Given instruction :: Determine how many lines contain the string "chart" and reply with that number alone.

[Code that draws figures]
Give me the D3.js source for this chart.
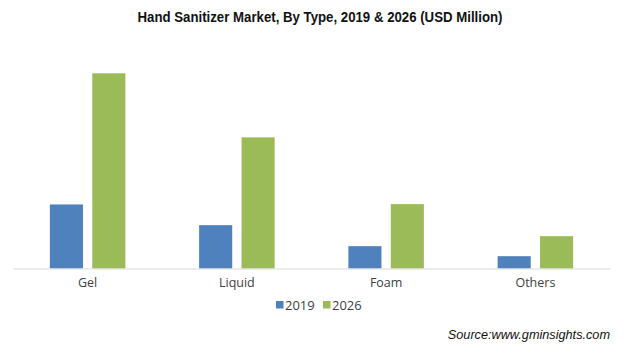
<!DOCTYPE html>
<html>
<head>
<meta charset="utf-8">
<script src="https://cdn.jsdelivr.net/npm/d3@7"></script>
<style>
  html, body { margin: 0; padding: 0; background: #fff; }
  svg { display: block; }
</style>
</head>
<body>
<svg id="chart" width="624" height="354"></svg>
<script>
const categories = ["Gel", "Liquid", "Foam", "Others"];
const seriesNames = ["2019", "2026"];
const values2019 = [64, 43.3, 22.3, 12.3];
const values2026 = [195, 131, 64.3, 32.3];
const colors = ["#4F81BD", "#9BBB59"];

const svg = d3.select("#chart");
const baseline = 268.5;
const x0 = d3.scaleBand().domain(categories).range([13, 610]).paddingInner(0).paddingOuter(0);
const x1 = d3.scaleBand().domain(seriesNames).range([0, 75.5]).paddingInner(0.22);
const y = d3.scaleLinear().domain([0, 195]).range([baseline, 73.3]);

const groupOffset = (x0.bandwidth() - 75.5) / 2;
const data = categories.map((c, i) => ({ cat: c, vals: [values2019[i], values2026[i]] }));

const g = svg.append("g");
const groups = g.selectAll("g.grp").data(data).join("g")
  .attr("transform", d => `translate(${x0(d.cat) + groupOffset},0)`);
groups.selectAll("rect").data(d => d.vals.map((v, j) => ({ v, s: seriesNames[j], j })))
  .join("rect")
  .attr("x", d => x1(d.s))
  .attr("width", x1.bandwidth())
  .attr("y", d => y(d.v))
  .attr("height", d => baseline - y(d.v))
  .attr("fill", d => colors[d.j]);

// baseline axis
const xAxis = d3.axisBottom(x0).tickSize(0).tickPadding(9);
const ax = svg.append("g").attr("transform", `translate(0,${baseline})`).call(xAxis);
ax.select(".domain").attr("stroke", "#d9d9d9").attr("stroke-width", 1.2);
ax.selectAll("text")
  .attr("font-family", "'Open Sans', sans-serif")
  .attr("font-size", "12.5px").attr("fill", "#404040")
  .attr("dy", null).attr("y", 18.5);

// title
svg.append("text").attr("x", 320).attr("y", 22.3).attr("text-anchor", "middle")
  .attr("font-family", "'Liberation Sans', Arial, sans-serif")
  .attr("font-weight", "bold").attr("font-size", "14px").attr("fill", "#111")
  .attr("textLength", 365).attr("lengthAdjust", "spacingAndGlyphs")
  .text("Hand Sanitizer Market, By Type, 2019 & 2026 (USD Million)");

// legend
const legend = svg.append("g").attr("transform", "translate(276,305)");
const items = legend.selectAll("g").data(seriesNames).join("g")
  .attr("transform", (d, i) => `translate(${i * 47},0)`);
items.append("rect").attr("x", 0).attr("y", -4).attr("width", 7.5).attr("height", 7.5)
  .attr("fill", (d, i) => colors[i]);
items.append("text").attr("x", 9).attr("y", 4.7)
  .attr("font-family", "'Open Sans', sans-serif")
  .attr("font-size", "13px").attr("fill", "#404040").text(d => d);

// source
svg.append("text").attr("x", 610).attr("y", 339).attr("text-anchor", "end")
  .attr("font-family", "'Liberation Sans', Arial, sans-serif")
  .attr("font-style", "italic").attr("font-size", "12.7px").attr("fill", "#111")
  .text("Source:www.gminsights.com");
</script>
</body>
</html>
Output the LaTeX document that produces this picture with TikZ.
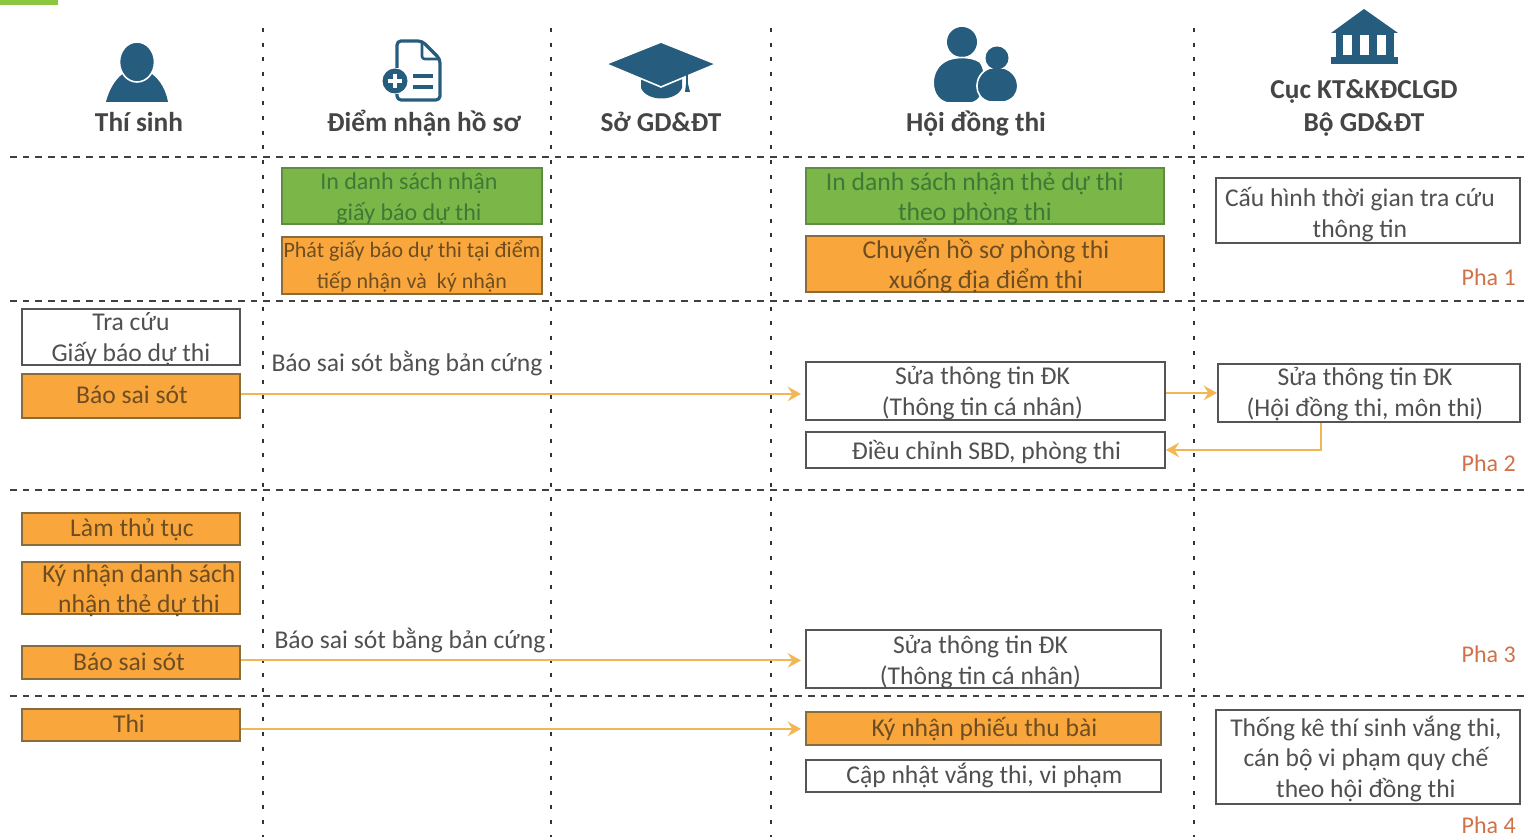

Problem solution :: 3